Cancer carers missing out on vital supportNearly half care for loved-ones on their own
Over a million people in the UK who are caring for someone with cancer are potentially missing out on vital support and benefits, according to research.
Around 1.1 million people in the UK currently look after someone with cancer, but a survey for Macmillan Cancer Support found that nearly half (49%) receive no support at all.
And just five per cent have undergone a local authority Carers' Assessment which enables them to access practical, emotional and financial support.
As well as emotional support, cancer carers administer medicine, cook, clean and provide personal care for loved ones, the charity said.
The lack of support for carers may explain why nearly half (46%) experience mental health problems such as stress, anxiety and depression, and why one in eight (13%) suffer from physical health issues such as sleep and digestive problems.
One in seven (15%) carers reported having financial problems because of spending more on things such as travelling to hospital or giving up work to look after a loved-one.

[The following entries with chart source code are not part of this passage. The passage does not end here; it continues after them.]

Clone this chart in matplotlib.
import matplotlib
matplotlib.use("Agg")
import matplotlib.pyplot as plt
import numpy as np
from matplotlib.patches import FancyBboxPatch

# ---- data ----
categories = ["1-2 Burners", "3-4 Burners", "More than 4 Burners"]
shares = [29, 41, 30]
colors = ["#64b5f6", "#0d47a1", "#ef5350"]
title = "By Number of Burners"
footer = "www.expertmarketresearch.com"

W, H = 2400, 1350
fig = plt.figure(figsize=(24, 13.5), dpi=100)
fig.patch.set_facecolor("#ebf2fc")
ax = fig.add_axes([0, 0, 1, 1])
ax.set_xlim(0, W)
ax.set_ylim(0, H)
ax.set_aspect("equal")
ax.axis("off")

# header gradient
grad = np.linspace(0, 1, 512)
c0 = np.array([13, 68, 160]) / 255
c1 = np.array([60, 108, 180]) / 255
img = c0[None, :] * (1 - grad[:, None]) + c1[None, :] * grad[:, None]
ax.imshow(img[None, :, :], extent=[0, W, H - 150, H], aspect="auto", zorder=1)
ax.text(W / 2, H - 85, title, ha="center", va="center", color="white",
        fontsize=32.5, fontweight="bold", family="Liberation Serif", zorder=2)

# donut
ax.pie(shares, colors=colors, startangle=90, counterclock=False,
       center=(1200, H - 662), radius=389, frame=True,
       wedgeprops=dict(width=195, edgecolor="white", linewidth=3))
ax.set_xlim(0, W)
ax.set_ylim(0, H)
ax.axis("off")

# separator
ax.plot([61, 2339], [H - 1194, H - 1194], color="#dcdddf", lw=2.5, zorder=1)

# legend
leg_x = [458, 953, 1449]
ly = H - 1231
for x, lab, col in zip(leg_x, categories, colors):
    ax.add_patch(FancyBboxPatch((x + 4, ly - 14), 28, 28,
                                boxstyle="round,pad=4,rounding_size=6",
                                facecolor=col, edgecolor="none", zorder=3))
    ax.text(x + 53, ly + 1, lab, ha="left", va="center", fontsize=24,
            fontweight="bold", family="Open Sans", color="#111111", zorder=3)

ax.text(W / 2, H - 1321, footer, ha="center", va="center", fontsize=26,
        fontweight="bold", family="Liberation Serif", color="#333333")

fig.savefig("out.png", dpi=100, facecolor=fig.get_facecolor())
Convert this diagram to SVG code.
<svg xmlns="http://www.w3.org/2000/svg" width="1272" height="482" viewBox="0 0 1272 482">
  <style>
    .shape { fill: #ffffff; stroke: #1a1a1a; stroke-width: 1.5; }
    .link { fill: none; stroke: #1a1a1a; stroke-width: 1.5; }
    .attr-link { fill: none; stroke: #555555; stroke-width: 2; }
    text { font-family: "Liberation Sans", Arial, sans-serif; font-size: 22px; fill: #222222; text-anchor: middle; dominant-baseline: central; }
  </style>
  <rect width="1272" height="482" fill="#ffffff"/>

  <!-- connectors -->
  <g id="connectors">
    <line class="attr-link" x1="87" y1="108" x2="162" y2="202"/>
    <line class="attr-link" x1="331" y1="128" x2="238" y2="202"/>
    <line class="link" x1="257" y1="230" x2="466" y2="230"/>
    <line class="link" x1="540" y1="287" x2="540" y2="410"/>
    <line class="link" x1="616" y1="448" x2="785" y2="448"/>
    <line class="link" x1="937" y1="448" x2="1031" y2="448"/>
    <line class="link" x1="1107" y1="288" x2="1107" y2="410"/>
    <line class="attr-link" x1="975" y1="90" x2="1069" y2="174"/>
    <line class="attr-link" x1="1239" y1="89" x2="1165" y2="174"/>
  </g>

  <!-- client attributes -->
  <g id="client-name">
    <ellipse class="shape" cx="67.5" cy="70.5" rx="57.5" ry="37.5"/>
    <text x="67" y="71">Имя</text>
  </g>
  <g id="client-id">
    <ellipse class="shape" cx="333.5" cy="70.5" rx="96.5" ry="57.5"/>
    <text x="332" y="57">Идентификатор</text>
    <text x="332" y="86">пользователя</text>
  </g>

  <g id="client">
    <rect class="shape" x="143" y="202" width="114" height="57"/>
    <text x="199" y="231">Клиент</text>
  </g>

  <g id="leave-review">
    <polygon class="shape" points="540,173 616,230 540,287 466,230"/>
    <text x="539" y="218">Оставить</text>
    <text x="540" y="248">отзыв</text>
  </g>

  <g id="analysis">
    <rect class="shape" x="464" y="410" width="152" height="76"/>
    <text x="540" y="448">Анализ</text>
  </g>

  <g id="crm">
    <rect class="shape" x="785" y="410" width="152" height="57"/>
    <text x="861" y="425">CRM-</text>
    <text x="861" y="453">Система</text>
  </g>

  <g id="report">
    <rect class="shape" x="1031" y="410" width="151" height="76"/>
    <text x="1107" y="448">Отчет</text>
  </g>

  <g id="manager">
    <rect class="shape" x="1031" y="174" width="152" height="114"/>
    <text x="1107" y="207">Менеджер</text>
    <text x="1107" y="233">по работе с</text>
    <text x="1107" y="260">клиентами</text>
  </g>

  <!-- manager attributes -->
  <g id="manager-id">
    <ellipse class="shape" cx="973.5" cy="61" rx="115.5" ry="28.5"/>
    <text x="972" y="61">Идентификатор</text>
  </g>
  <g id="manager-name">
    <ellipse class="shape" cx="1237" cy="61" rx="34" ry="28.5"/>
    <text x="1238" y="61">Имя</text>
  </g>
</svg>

Ciarán Devane, chief executive of Macmillan Cancer Support, said: "Our research shows how unsupported cancer carers really are in the UK. Carers want to look after their family or friend with cancer – but it is often at the expense of their own mental or physical health.
"Cancer is no longer necessarily a death sentence and this means there is a growing need for people to care for their family member or friend with cancer. Often this is long-term care. But carers need support to cope with the significant demands of their role."